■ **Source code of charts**
━━━
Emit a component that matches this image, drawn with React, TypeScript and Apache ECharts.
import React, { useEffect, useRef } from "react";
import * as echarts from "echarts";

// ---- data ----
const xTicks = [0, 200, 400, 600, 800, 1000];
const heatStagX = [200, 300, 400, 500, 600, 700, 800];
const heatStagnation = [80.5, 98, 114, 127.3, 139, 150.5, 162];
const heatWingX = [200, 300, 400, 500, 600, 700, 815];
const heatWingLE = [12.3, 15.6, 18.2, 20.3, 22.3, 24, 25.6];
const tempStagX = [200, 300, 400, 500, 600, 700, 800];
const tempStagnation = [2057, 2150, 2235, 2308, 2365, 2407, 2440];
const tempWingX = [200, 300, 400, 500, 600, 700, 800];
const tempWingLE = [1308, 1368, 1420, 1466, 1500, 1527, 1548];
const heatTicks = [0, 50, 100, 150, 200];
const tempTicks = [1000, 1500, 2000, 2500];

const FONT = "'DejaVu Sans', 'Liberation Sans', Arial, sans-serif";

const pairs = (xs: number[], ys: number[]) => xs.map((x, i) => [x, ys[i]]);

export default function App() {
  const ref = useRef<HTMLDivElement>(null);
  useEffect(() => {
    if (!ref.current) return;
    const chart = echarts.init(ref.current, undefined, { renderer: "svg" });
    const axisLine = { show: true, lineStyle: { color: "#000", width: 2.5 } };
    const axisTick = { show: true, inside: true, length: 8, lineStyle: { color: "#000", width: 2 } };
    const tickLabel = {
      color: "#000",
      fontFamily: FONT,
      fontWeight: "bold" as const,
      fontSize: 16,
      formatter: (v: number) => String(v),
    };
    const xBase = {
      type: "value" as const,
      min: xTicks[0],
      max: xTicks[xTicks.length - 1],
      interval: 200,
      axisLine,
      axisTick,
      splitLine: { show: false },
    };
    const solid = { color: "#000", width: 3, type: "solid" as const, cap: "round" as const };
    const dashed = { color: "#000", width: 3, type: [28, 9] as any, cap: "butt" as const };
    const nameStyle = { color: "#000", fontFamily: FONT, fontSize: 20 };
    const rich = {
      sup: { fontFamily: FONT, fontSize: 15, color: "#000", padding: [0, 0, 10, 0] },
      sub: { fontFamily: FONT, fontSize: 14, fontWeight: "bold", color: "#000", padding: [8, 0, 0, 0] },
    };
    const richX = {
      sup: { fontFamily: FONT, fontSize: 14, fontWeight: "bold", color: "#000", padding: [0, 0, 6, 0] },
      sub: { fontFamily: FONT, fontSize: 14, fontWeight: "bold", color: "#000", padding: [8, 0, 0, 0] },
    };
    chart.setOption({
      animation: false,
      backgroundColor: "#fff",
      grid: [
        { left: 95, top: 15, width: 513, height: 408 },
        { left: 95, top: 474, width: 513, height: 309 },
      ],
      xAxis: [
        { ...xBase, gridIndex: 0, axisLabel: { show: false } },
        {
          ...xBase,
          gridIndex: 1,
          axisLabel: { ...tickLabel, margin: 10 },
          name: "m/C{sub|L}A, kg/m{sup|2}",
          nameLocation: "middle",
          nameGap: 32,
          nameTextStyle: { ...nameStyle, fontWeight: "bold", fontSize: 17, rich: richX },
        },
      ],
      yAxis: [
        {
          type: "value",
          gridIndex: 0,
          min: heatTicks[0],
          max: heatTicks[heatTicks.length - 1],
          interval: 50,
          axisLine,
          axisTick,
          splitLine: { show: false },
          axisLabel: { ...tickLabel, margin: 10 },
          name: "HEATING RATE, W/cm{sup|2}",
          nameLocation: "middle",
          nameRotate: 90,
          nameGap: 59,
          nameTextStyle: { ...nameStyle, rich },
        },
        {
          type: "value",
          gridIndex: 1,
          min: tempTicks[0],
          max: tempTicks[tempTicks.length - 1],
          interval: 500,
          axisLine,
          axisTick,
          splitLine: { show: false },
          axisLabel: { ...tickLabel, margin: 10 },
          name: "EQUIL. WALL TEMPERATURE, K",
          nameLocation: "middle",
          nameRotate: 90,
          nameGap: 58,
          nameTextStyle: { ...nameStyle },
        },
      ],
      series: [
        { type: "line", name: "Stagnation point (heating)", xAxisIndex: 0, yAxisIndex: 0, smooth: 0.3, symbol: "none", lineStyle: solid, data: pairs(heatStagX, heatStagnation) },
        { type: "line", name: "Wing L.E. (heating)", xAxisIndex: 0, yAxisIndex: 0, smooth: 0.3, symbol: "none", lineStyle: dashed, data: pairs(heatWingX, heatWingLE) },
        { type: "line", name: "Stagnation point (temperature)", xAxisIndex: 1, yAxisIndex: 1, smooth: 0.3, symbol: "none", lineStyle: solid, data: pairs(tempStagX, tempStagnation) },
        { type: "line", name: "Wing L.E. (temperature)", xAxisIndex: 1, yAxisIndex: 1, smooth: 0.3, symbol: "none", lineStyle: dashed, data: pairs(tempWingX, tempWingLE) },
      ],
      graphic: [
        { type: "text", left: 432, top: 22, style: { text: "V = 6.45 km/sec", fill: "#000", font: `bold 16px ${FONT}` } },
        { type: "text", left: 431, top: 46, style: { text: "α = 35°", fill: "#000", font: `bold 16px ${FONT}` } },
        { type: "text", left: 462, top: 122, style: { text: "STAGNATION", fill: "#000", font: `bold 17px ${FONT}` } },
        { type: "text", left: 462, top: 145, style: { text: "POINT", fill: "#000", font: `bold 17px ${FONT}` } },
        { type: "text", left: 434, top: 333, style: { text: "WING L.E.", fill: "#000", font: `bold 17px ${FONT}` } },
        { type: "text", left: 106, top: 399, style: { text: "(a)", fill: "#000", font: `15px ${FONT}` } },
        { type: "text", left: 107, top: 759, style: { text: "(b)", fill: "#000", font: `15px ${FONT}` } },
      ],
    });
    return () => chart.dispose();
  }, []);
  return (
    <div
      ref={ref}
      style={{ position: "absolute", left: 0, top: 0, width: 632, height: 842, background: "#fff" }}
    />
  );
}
━━━
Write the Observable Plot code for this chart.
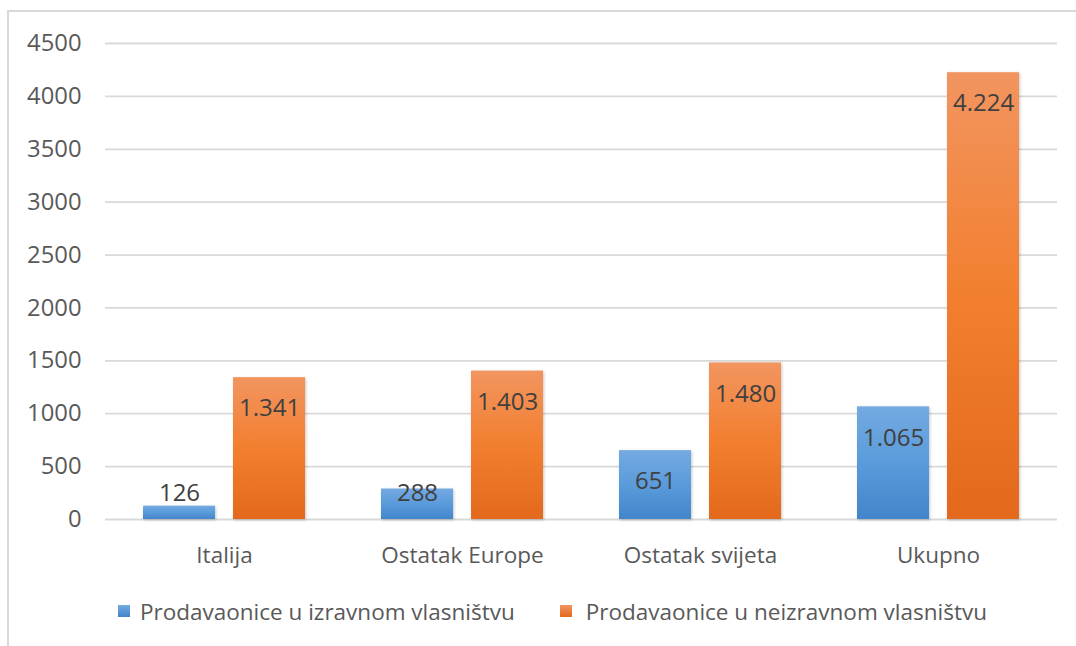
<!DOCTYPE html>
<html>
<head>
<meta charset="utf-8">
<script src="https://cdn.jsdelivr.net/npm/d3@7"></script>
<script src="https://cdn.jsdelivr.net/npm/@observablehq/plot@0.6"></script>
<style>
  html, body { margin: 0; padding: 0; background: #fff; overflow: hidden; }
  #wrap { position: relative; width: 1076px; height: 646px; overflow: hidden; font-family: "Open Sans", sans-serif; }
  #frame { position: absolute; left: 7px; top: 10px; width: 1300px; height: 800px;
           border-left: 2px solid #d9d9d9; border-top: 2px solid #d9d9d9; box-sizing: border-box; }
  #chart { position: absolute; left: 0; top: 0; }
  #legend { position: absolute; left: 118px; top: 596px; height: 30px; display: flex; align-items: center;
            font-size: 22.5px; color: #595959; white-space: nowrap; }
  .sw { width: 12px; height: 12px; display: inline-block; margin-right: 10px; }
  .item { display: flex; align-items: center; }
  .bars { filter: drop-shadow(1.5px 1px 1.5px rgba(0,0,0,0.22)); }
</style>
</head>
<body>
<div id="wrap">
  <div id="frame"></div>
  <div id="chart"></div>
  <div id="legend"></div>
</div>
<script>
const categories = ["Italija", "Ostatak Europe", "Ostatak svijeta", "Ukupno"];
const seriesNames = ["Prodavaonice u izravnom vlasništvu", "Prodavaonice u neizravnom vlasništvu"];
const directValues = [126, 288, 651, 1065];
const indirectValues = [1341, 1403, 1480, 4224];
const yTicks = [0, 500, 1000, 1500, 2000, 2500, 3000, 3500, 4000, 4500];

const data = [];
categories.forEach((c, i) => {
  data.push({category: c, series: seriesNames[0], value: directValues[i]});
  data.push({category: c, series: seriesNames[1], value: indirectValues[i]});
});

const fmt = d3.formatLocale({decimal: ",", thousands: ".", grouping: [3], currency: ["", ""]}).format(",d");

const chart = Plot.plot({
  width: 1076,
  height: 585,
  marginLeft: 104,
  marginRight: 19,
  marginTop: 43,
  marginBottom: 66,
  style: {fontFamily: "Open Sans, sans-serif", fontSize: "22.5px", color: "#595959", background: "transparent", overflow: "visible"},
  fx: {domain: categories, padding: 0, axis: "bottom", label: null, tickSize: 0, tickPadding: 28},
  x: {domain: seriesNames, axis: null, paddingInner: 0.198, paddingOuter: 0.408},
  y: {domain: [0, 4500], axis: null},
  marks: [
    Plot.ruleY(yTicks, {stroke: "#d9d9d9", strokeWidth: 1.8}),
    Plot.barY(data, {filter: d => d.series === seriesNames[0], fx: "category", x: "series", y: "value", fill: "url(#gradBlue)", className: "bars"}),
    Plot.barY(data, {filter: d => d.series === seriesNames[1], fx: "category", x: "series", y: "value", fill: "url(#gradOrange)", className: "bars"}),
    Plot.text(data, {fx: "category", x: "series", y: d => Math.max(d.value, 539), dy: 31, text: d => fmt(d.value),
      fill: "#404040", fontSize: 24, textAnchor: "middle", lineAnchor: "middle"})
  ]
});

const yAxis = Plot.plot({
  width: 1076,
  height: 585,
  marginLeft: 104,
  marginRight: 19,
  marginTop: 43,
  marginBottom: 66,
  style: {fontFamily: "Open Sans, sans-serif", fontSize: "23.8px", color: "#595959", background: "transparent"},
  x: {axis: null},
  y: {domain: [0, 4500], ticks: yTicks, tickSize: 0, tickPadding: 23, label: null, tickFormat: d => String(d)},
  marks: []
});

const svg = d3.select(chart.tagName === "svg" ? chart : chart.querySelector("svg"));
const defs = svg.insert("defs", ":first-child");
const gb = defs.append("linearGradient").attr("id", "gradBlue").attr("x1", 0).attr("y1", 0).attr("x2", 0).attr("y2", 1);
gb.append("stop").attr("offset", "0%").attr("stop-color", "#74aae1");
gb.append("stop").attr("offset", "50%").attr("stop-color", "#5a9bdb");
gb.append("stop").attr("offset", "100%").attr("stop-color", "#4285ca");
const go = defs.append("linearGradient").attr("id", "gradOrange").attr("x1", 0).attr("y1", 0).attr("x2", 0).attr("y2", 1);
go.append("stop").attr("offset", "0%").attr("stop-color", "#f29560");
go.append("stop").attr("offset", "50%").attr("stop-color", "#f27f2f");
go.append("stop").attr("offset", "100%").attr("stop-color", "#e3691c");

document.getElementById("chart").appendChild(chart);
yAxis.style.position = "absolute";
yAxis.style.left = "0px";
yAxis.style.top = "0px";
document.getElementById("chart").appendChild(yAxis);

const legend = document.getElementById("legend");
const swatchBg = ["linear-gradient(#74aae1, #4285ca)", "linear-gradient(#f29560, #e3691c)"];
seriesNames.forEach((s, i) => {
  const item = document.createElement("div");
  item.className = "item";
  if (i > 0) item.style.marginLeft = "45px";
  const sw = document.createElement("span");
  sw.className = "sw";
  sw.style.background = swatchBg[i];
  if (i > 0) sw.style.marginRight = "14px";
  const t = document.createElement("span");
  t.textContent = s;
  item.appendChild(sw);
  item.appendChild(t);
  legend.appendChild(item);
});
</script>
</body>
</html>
━━━
■ **Exercise instructions**
Quote word for word the lines from the line holding "Emit a component" through the line holding "const pairs = (xs: number[], ys: number[])"; include both of those lines and add nothing.

■ **Written response**
Emit a component that matches this image, drawn with React, TypeScript and Apache ECharts.
import React, { useEffect, useRef } from "react";
import * as echarts from "echarts";

// ---- data ----
const xTicks = [0, 200, 400, 600, 800, 1000];
const heatStagX = [200, 300, 400, 500, 600, 700, 800];
const heatStagnation = [80.5, 98, 114, 127.3, 139, 150.5, 162];
const heatWingX = [200, 300, 400, 500, 600, 700, 815];
const heatWingLE = [12.3, 15.6, 18.2, 20.3, 22.3, 24, 25.6];
const tempStagX = [200, 300, 400, 500, 600, 700, 800];
const tempStagnation = [2057, 2150, 2235, 2308, 2365, 2407, 2440];
const tempWingX = [200, 300, 400, 500, 600, 700, 800];
const tempWingLE = [1308, 1368, 1420, 1466, 1500, 1527, 1548];
const heatTicks = [0, 50, 100, 150, 200];
const tempTicks = [1000, 1500, 2000, 2500];

const FONT = "'DejaVu Sans', 'Liberation Sans', Arial, sans-serif";

const pairs = (xs: number[], ys: number[]) => xs.map((x, i) => [x, ys[i]]);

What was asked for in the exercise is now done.